Едва Помпей увидел, как бежит его конница, он воскликнул, что его предали как раз те люди, на которых он более всего полагался, и с тем удалился в свою ставку. И впрямь, что он мог сделать для Рима, если те, кто считался лучшими сынами Отечества, оказались трусливее азиатов и ничтожнее крыс, бегущих с тонущего корабля, ибо со страху опрокинули корабль, который был на плаву.

2

 "Если победит Цезарь, я умру, если Помпей - уйду в изгнание", - сказал Катон друзьям перед тем, как началось преследование отступающего Цезаря. Его слова разнеслись по лагерю и дошли до Помпея. Однако Великий не поверил в столь миролюбивое настроение Катона. Помпей не мог охватить своим разуменьем личность Катона, и то, что лежало за пределами его понимания, пугало неизвестностью. Кто такой Катон? Составляет ли его душа десять легионов, как войско Помпея, или пятнадцать, а может быть, и все двадцать? Как строить стратегию, имея такого союзника, которому по силам превратиться в конкурента?

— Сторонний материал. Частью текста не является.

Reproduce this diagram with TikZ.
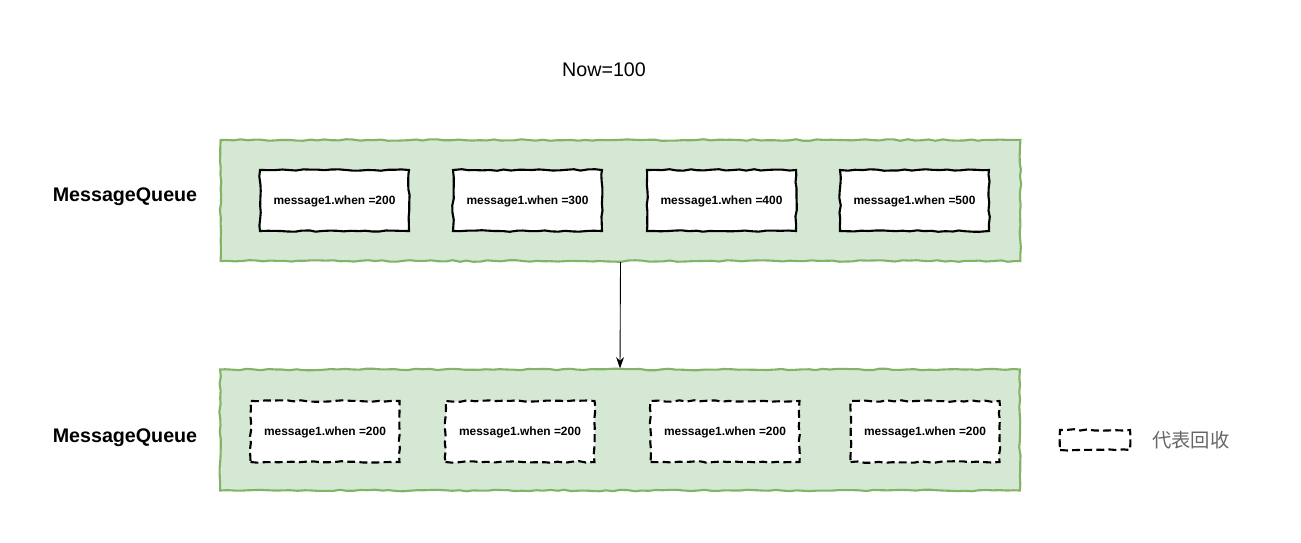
\documentclass[tikz,border=0pt]{standalone}
\usepackage{fontspec}
\setmainfont{Liberation Sans}
\newfontfamily\cjk{Noto Sans CJK SC}
\usetikzlibrary{arrows.meta,positioning,decorations.pathmorphing}
\definecolor{qfill}{HTML}{D5E8D4}
\definecolor{qline}{HTML}{82B366}
\definecolor{legendgray}{HTML}{666666}
\pgfmathsetseed{7}

\begin{document}
\begin{tikzpicture}[x=0.02cm, y=-0.02cm, >={Stealth[length=6.5pt, width=4.5pt]}]
    \tikzstyle{sketch} = [decorate, decoration={random steps, segment length=4pt, amplitude=0.45pt}]
    \tikzstyle{queue}  = [rectangle, draw=qline, fill=qfill, line width=1.2pt, minimum width=16cm, minimum height=2.42cm, sketch]
    \tikzstyle{msg}    = [rectangle, draw, fill=white, line width=1.2pt, minimum width=2.98cm, minimum height=1.22cm, text depth=0pt, font=\fontsize{6.8}{8}\selectfont\bfseries, sketch]
    \tikzstyle{freed}  = [msg, dash pattern=on 4.5pt off 2.4pt]
    \tikzstyle{title}  = [font=\fontsize{11.2}{13}\selectfont\bfseries]

    \useasboundingbox (0,0) rectangle (1301,542);

    \node[font=\fontsize{11.2}{13}\selectfont] (now) at (604,70) {Now=100};

    % before
    \node[queue] (q1) at (620.5,200.5) {};
    \node[title] (t1) at (125,197) {MessageQueue};
    \node[msg] (m1) at (334.5,200.5) {message1.when =200};
    \node[msg] (m2) at (527.5,200.5) {message1.when =300};
    \node[msg] (m3) at (721.5,200.5) {message1.when =400};
    \node[msg] (m4) at (914.5,200.5) {message1.when =500};

    % after
    \node[queue] (q2) at (620,430) {};
    \node[title] (t2) at (125,438) {MessageQueue};
    \node[freed] (r1) at (325,431.5) {message1.when =200};
    \node[freed] (r2) at (520,431.5) {message1.when =200};
    \node[freed] (r3) at (725,431.5) {message1.when =200};
    \node[freed] (r4) at (925,431.5) {message1.when =200};

    % legend
    \node[freed, minimum width=1.4cm, minimum height=0.4cm] (lg) at (1095,440) {};
    \node[font=\cjk\fontsize{11}{13}\selectfont, text=legendgray, right=0.3cm of lg] (lgt) {代表回收};

    \draw[->, line width=0.5pt] (q1.south) -- (q2.north);
\end{tikzpicture}
\end{document}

Помпей считал, что активным преследованием противника он помешает Цезарю собраться с силами и доведет его войско до полного распада. Вопрос о победе представлялся ему лишь вопросом времени, и он уже думал о будущем. Перспектива распустить армию и раствориться в сенате, как он делал прежде, не прельщала его. Во-первых, он не умел реализовывать себя в качестве сенатора; во-вторых, война окончательно выявила, сделала очевидным кризис государства, показала ничтожность знати и аморфность плебса; в-третьих, в ходе кампании он проделал такую гигантскую работу, что казалось глупым отказаться от ее плодов. Невозможность возврата к прежним республиканским порядкам понимал и Катон, что отразилось в его фразе о своей дальнейшей судьбе. Однако именно Катон мог стать центром кристаллизации всех республиканских сил и составить политическую конкуренцию Помпею. Подобную картину ближайшего будущего самыми что ни на есть адскими красками рисовали императору и подхалимы, которых он, так ничему и не научившись, по-прежнему считал друзьями. Ему казалось, будто они верно освещали ту загоризонтную область натуры Катона, которая была не доступна его взору, и он уверился, что там в самом деле зреют грозовые тучи. Поэтому, отправляясь в решающий поход, Помпей предпочел окружение этих друзей, а Катона оставил в Диррахии, поручив ему с пятнадцатью когортами охранять главную базу республиканцев. В помощь Катону он придал всех тех сенаторов, кто, по его мнению, мог помешать ему воспользоваться плодами победы над Цезарем. Катона он поставил во главе этого созвездия последних независимых душ Рима потому, что был уверен: в случае неудачи в битве с Цезарем именно Катон окажется самым верным его другом.

Катон слишком хорошо знал Помпея, слишком привык ко всеобщему недоверию и неудачам, слишком отчетливо ощущал рок, довлеющий над Римом, чтобы удивляться такому ходу событий. Он не смирился с пораженьем, но знал, что не победит. Сам факт борьбы стал для него смыслом, он простирал надежды вперед, за пределы своей жизни и видел цель в том, чтобы передать клокочущую в нем страсть борьбы и чувство правды потомкам. Зная, что не победит, он все же бился за победу и с римской непоколебимостью верил в нее. Но он верил в победу тех людей, кто будет достоин ее, и уже тогда шел в атаку в одном строю с ними, с теми, которые с неизбежностью сметут прочь всех Цезарей и Помпеев, с тою неизбежностью, с какою созидание должно восторжествовать над распадом, жизнь - над смертью.